Featured, Gestational Carrier, Surrogacy

Of Riding the Line

Sunday, November 5, was a difficult day. It was the birthday of a sweet young family member born only four months before our youngest, but who left this world without warning two weeks before our little one entered it. It was the day we received news of 26 strangers, though bound to us by the blood of Christ, who attended church one morning and never returned home. It was the day a young man in our own church family, a husband and father of three young boys, who has spent his life battling for his own health, went home to be with His heavenly Father.

It was a very difficult day. A reminder that life is more precious than we ever fully grasp and could be lost before we even realize what’s happening. Not one of us is immune, or “safe,” or untouchable.

Yet, more than ever, we cling to the knowledge that He is good. When it doesn’t make sense. When it looks like the world is winning. When He’s answered our fervent prayers with a “No.” He. is. good.

Today, November 7, is my Daddy’s 60th Birthday (Happy Birthday, Dad!), but it’s also the day I was due to celebrate another birth-day. It was in these weeks one year ago that we were beginning this crazy, unexpected (but somehow expected) journey of carrying and caring for someone else’s child. It was been such a process in this past year. And I know, really, we were late to the party, because for these precious parents, it has been a process years in the making. And as I’ve been approaching this due date – what should have been a time to celebrate the closing of this chapter,  the one where I carry a child in my womb and have the privilege of watching it embraced in its parents arms – I haven’t been able to help this feeling that I should have been done by now.
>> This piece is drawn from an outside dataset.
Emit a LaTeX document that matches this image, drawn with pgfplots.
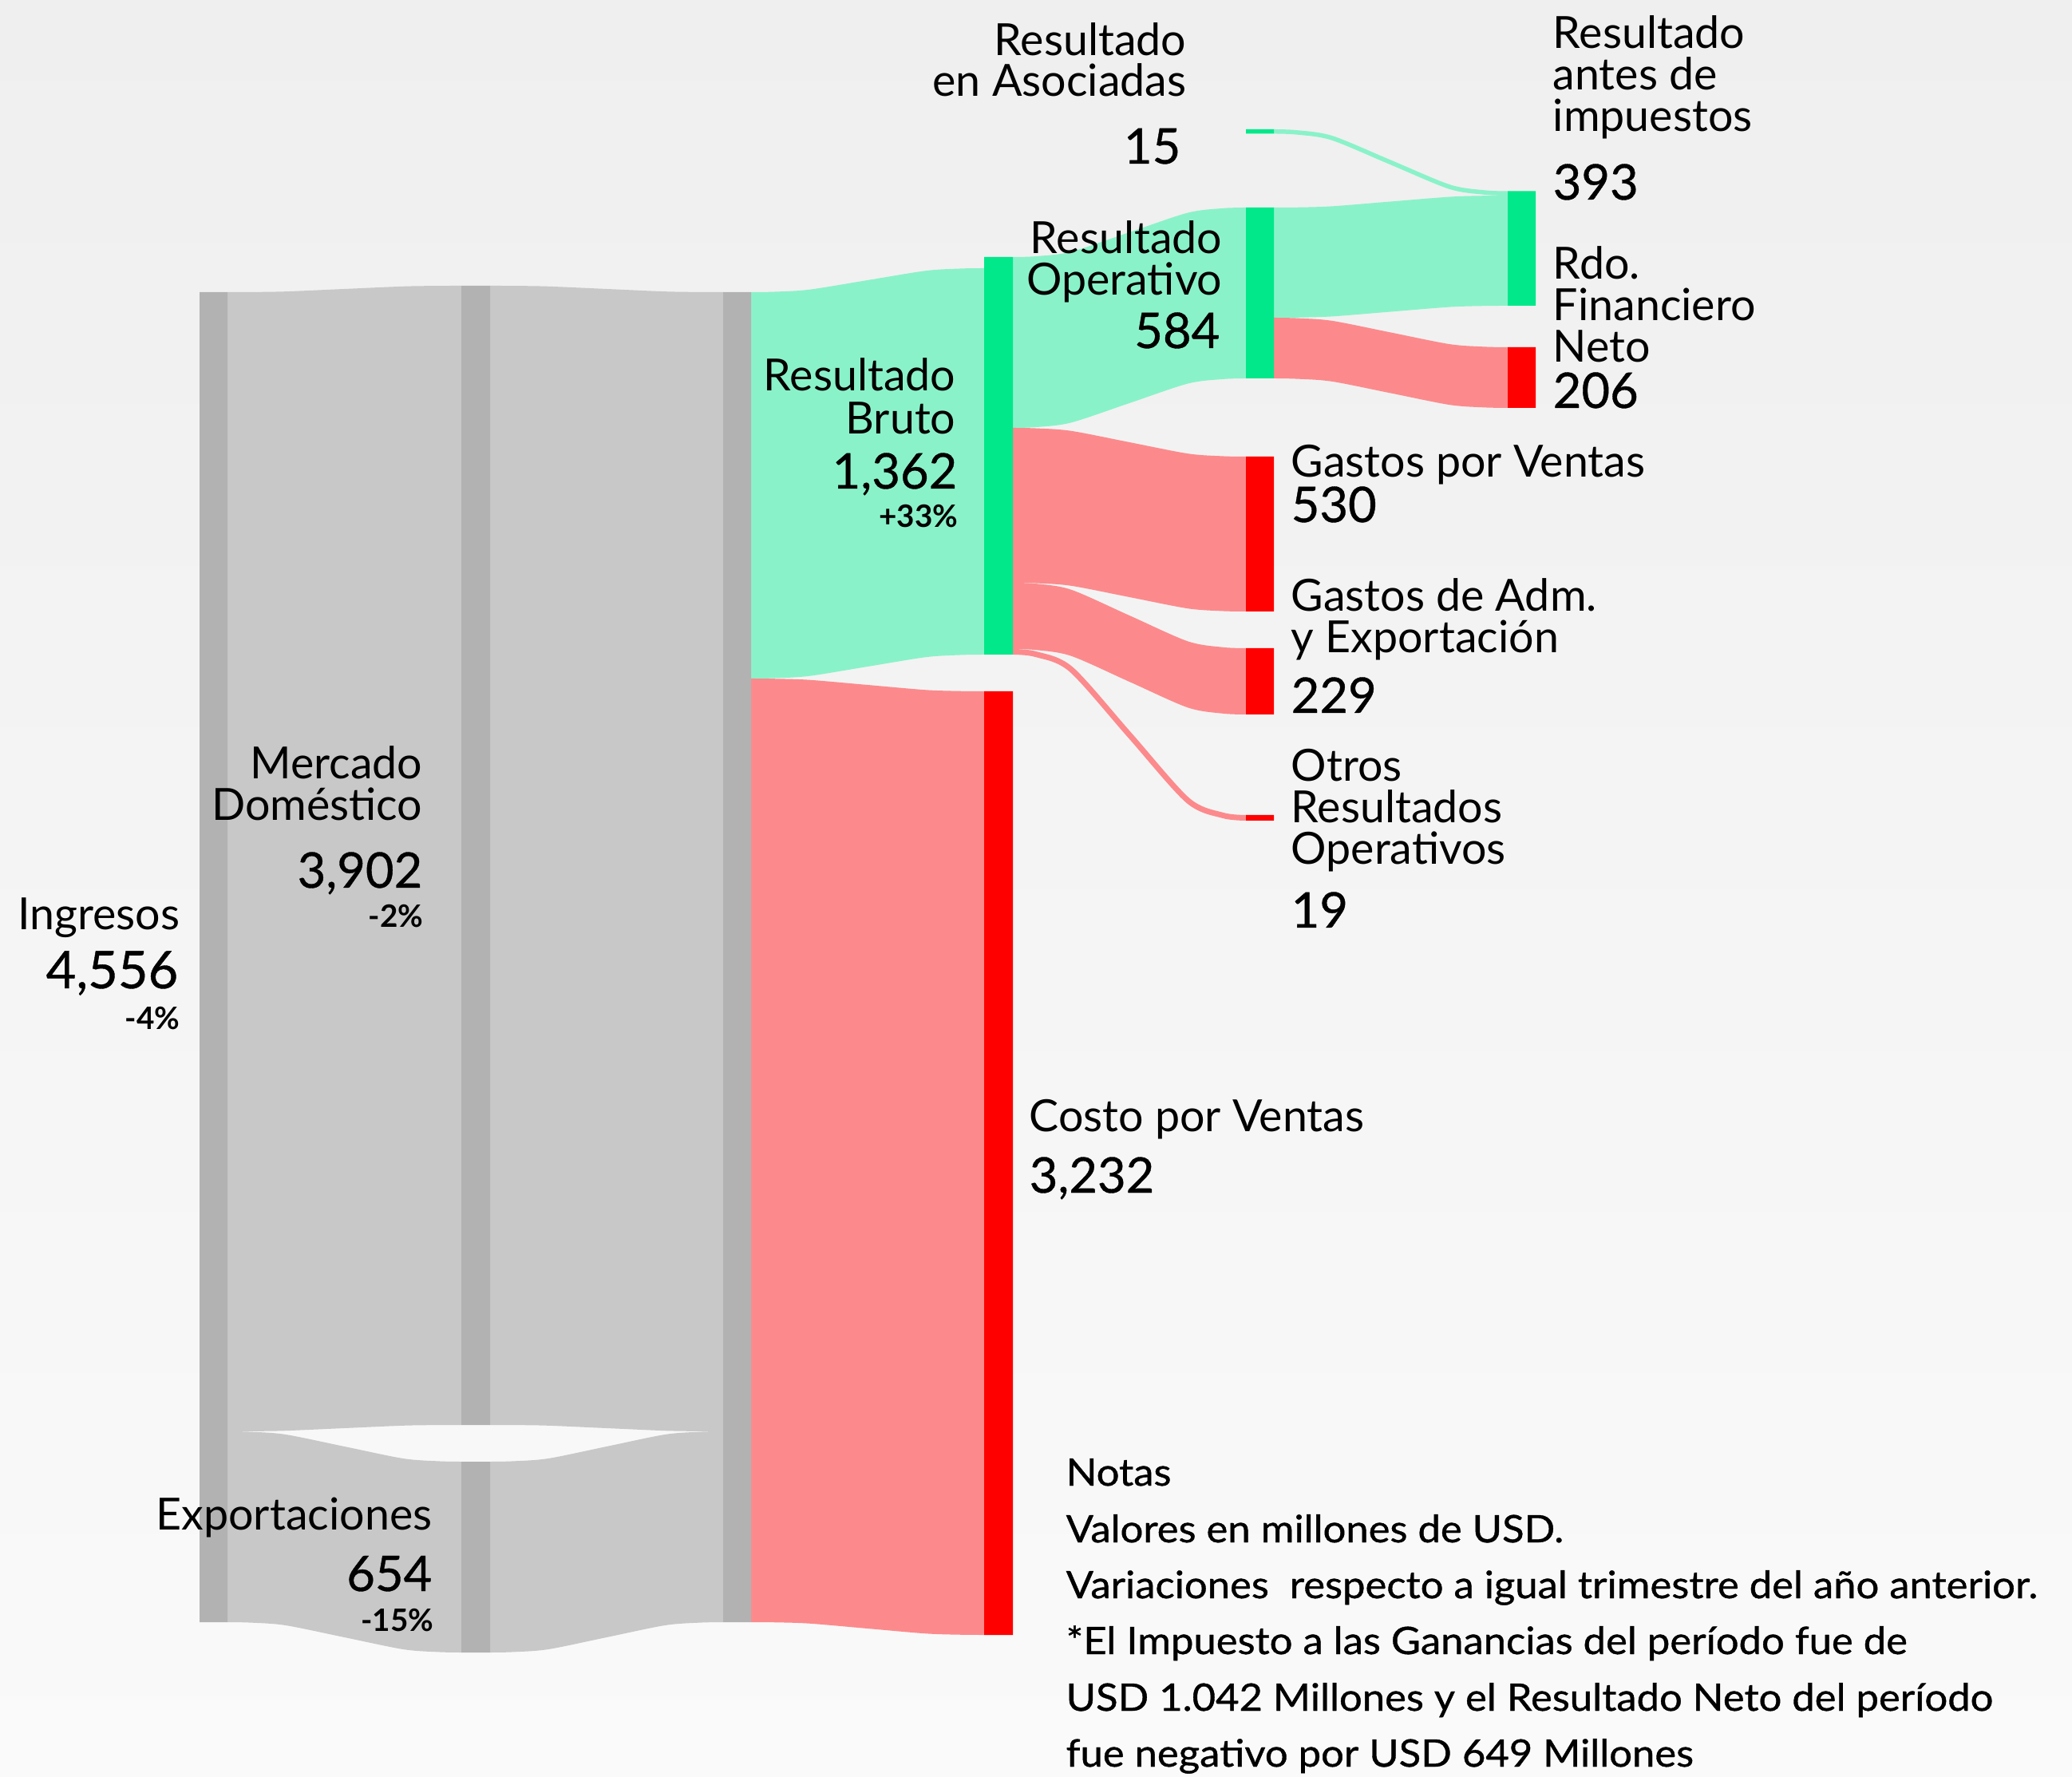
\documentclass[border=0pt]{standalone}
\usepackage{pgfplots}
\pgfplotsset{compat=1.18}
\usepgfplotslibrary{fillbetween}
\usepackage{fontspec}
\setmainfont{Lato}
\newfontfamily\medfont{Lato}[FakeBold=0.6]
\newfontfamily\notefont{Lato}[FakeBold=0.8, FakeStretch=1.07]
\definecolor{grayBar}{HTML}{B2B2B2}
\definecolor{grayFlow}{HTML}{C8C8C8}
\definecolor{greenBar}{HTML}{00E88A}
\definecolor{greenFlow}{HTML}{8AF2C9}
\definecolor{redBar}{HTML}{FF0000}
\definecolor{redFlow}{HTML}{FC8A8C}
\definecolor{bgTop}{HTML}{EFEFEF}
\definecolor{bgBot}{HTML}{FAFAFA}
\tikzset{
  lab/.style={font=\fontsize{15.8}{19}\selectfont, inner sep=0pt},
  num/.style={font=\medfont\fontsize{17.5}{20}\selectfont, inner sep=0pt},
  pct/.style={font=\bfseries\fontsize{11}{13}\selectfont, inner sep=0pt},
  note/.style={font=\notefont\fontsize{13.5}{16}\selectfont, inner sep=0pt, anchor=base west}
}
% flow: #1 name, #2 colour, #3 top edge, #4 bottom edge
\newcommand{\flow}[4]{%
  \addplot[draw=none, smooth, name path=#1t] coordinates {#3};
  \addplot[draw=none, smooth, name path=#1b] coordinates {#4};
  \addplot[fill=#2, draw=none] fill between[of=#1t and #1b];
}
% bar: #1 colour, #2 x0, #3 x1, #4 y0, #5 y1
\newcommand{\nodebar}[5]{%
  \addplot[fill=#1, draw=none] coordinates {(#2,#4) (#3,#4) (#3,#5) (#2,#5) (#2,#4)};
}
\begin{document}
\begin{tikzpicture}
\shade[top color=bgTop, bottom color=bgBot] (0,0) rectangle (25.96cm,22.25cm);
\begin{axis}[hide axis, scale only axis, width=25.96cm, height=22.25cm,
  at={(0,0)}, anchor=south west,
  xmin=0, xmax=2596, ymin=0, ymax=2225, y dir=reverse, clip=false,
  fill between/on layer=main]
% ---------- flows ----------
\flow{fa}{grayFlow}{(285,366) (314,365.9) (358,365.2) (431.5,362) (505,358.8) (549,358.1) (578,358)}
                   {(285,1793) (314,1792.9) (358,1792.2) (431.5,1789) (505,1785.8) (549,1785.1) (578,1785)}
\flow{fb}{grayFlow}{(285,1793) (314,1793.6) (358,1797) (431.5,1812) (505,1827) (549,1830.4) (578,1831)}
                   {(285,2032) (314,2032.6) (358,2036) (431.5,2051) (505,2066) (549,2069.4) (578,2070)}
\flow{fc}{grayFlow}{(614,358) (643,358.1) (687,358.8) (760,362) (833,365.2) (877,365.9) (906,366)}
                   {(614,1785) (643,1785.1) (687,1785.8) (760,1789) (833,1792.2) (877,1792.9) (906,1793)}
\flow{fd}{grayFlow}{(614,1831) (643,1830.4) (687,1827) (760,1812) (833,1797) (877,1793.6) (906,1793)}
                   {(614,2070) (643,2069.4) (687,2066) (760,2051) (833,2036) (877,2032.6) (906,2032)}
\flow{fe}{greenFlow}{(941,366) (970,365.55) (1014,362.8) (1087,351) (1160,339.2) (1204,336.45) (1233,336)}
                    {(941,850) (970,849.55) (1014,846.8) (1087,835) (1160,823.2) (1204,820.45) (1233,820)}
\flow{ff}{redFlow}{(941,850) (970,850.24) (1014,851.7) (1087,858) (1160,864.3) (1204,865.76) (1233,866)}
                  {(941,2032) (970,2032.24) (1014,2033.7) (1087,2040) (1160,2046.3) (1204,2047.76) (1233,2048)}
\flow{fg}{greenFlow}{(1269,322) (1298,321.07) (1342,315.4) (1415,291) (1488,266.6) (1532,260.93) (1561,260)}
                    {(1269,536) (1298,535.07) (1342,529.4) (1415,505) (1488,480.6) (1532,474.93) (1561,474)}
\flow{fh}{redFlow}{(1269,536) (1298,536.54) (1342,539.8) (1415,554) (1488,568.2) (1532,571.46) (1561,572)}
                  {(1269,730) (1298,730.54) (1342,733.8) (1415,748) (1488,762.2) (1532,765.46) (1561,766)}
\flow{fi}{redFlow}{(1269,730) (1298,731.2) (1342,738.7) (1415,771) (1488,803.3) (1532,810.8) (1561,812)}
                  {(1269,813) (1298,814.2) (1342,821.7) (1415,854) (1488,886.3) (1532,893.8) (1561,895)}
% thin flow: Otros Resultados Operativos (19)
\addplot[smooth, draw=redFlow, line width=0.07cm, line cap=butt]
  coordinates {(1269,816.5) (1298,819.6) (1342,838.5) (1415,920.5) (1488,1002.5) (1532,1021.4) (1561,1024.5)};
\flow{fk}{greenFlow}{(1596,260) (1625,259.8) (1669,258.4) (1742.5,252.5) (1816,246.6) (1860,245.2) (1889,245)}
                    {(1596,398) (1625,397.8) (1669,396.4) (1742.5,390.5) (1816,384.6) (1860,383.2) (1889,383)}
\flow{fl}{redFlow}{(1596,398) (1625,398.6) (1669,401.9) (1742.5,416.5) (1816,431.1) (1860,434.4) (1889,435)}
                  {(1596,474) (1625,474.6) (1669,477.9) (1742.5,492.5) (1816,507.1) (1860,510.4) (1889,511)}
% thin flow: Resultado en Asociadas (15)
\addplot[smooth, draw=greenFlow, line width=0.055cm, line cap=butt]
  coordinates {(1596,164.75) (1625,165.9) (1669,172.96) (1742.5,203.5) (1816,234.0) (1860,241.1) (1889,242.25)};
% ---------- node bars ----------
\nodebar{grayBar}{250}{285}{366}{2032}
\nodebar{grayBar}{578}{614}{358}{1785}
\nodebar{grayBar}{578}{614}{1831}{2070}
\nodebar{grayBar}{906}{941}{366}{2032}
\nodebar{greenBar}{1233}{1269}{322}{820}
\nodebar{redBar}{1233}{1269}{866}{2048}
\nodebar{greenBar}{1561}{1596}{260}{474}
\nodebar{greenBar}{1561}{1596}{162}{167.5}
\nodebar{redBar}{1561}{1596}{572}{766}
\nodebar{redBar}{1561}{1596}{812}{895}
\nodebar{redBar}{1561}{1596}{1021}{1028}
\nodebar{greenBar}{1889}{1924}{239.5}{383}
\nodebar{redBar}{1889}{1924}{435}{511}
% ---------- labels ----------
\node[lab, anchor=base east] at (226,1165) {Ingresos};
\node[num, anchor=base east, font=\medfont\fontsize{18.5}{21}\selectfont] at (224,1238) {4,556};
\node[pct, anchor=base east] at (226,1289) {-4\%};
\node[lab, anchor=base east] at (530,976) {Mercado};
\node[lab, anchor=base east] at (530,1028) {Doméstico};
\node[num, anchor=base east] at (530,1112) {3,902};
\node[pct, anchor=base east] at (531,1162) {-2\%};
\node[lab, anchor=base east] at (542,1916) {Exportaciones};
\node[num, anchor=base east] at (542,1993) {654};
\node[pct, anchor=base east] at (544,2043) {-15\%};
\node[lab, anchor=base east] at (1198,490) {Resultado};
\node[lab, anchor=base east] at (1198,544) {Bruto};
\node[num, anchor=base east] at (1200,612) {1,362};
\node[pct, anchor=base east] at (1201,661) {+33\%};
\node[lab, anchor=base west] at (1289,1417) {Costo por Ventas};
\node[num, anchor=base west] at (1289,1494) {3,232};
\node[lab, anchor=base east] at (1532,318) {Resultado};
\node[lab, anchor=base east] at (1532,370) {Operativo};
\node[num, anchor=base east] at (1529,436) {584};
\node[lab, anchor=base east] at (1487,70) {Resultado};
\node[lab, anchor=base east] at (1487,121) {en Asociadas};
\node[num, anchor=base east] at (1480,205) {15};
\node[lab, anchor=base west] at (1945,61) {Resultado};
\node[lab, anchor=base west] at (1945,112.5) {antes de};
\node[lab, anchor=base west] at (1945,165) {impuestos};
\node[num, anchor=base west] at (1945,250) {393};
\node[lab, anchor=base west] at (1945,350) {Rdo.};
\node[lab, anchor=base west] at (1945,402) {Financiero};
\node[lab, anchor=base west] at (1945,454) {Neto};
\node[num, anchor=base west] at (1945,511) {206};
\node[lab, anchor=base west] at (1617,598) {Gastos por Ventas};
\node[num, anchor=base west] at (1617,654) {530};
\node[lab, anchor=base west] at (1617,766) {Gastos de Adm.};
\node[lab, anchor=base west] at (1617,818) {y Exportación};
\node[num, anchor=base west] at (1617,893) {229};
\node[lab, anchor=base west] at (1617,979) {Otros};
\node[lab, anchor=base west] at (1617,1031) {Resultados};
\node[lab, anchor=base west] at (1617,1083) {Operativos};
\node[num, anchor=base west] at (1617,1162) {19};
% ---------- notes ----------
\node[note] at (1335,1861) {Notas};
\node[note] at (1335,1932) {Valores en millones de USD.};
\node[note] at (1335,2002) {Variaciones\ \ respecto a igual trimestre del año anterior.};
\node[note] at (1335,2072) {*El Impuesto a las Ganancias del período fue de};
\node[note] at (1335,2143) {USD 1.042 Millones y el Resultado Neto del período};
\node[note] at (1335,2213) {fue negativo por USD 649 Millones};
\end{axis}
\pgfresetboundingbox
\path (0,0) rectangle (25.96cm,22.25cm);
\end{tikzpicture}
\end{document}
And I don’t say that in a resentful way. But it truly feels I’ve been pregnant for a year now. Because it’s been a year of anticipation, emotional weariness, physical exhaustion, and pain – more emotionally than physically, but a little of both, still. It’s been a year I wouldn’t have imagined – a mixture of fear, and hope, and joy, and frustration, and confusion. And I’m not even finished yet. This body still has at least five months left to go.

I’m worn out. And then I’m even more worn out thinking of the road ahead.

And, given our current history, we all continue to ride the line between hope and fear – a feeling that adds to the fatigue.

But what I’ve recognized over this past weekend, is that it’s a line not simply reserved for us. But it’s the line we all ride on, as the human race, particularly as children of God.

There is much to be fearful of in this world.

But there is much to hope for.

And we get to choose to which of these we’ll cling – which side of the line we’ll live on.

And I know I sound like a broken record, but it really is a daily choice, and so, today, I am again choosing hope. And remembering, as always, that He is good.

These precious booties were purchased by this little guy’s mom. He is so loved.

We recently learned this little one taking up a temporary home in my belly is a boy. And I pray continually for this little man, that he, too, will be wrapped in hope and will be a beacon of joy to all who know his story.

I thank God, once again, for this privilege to participate in what He is doing through this little life. It’s not been an easy journey. But it continues to be worth it all.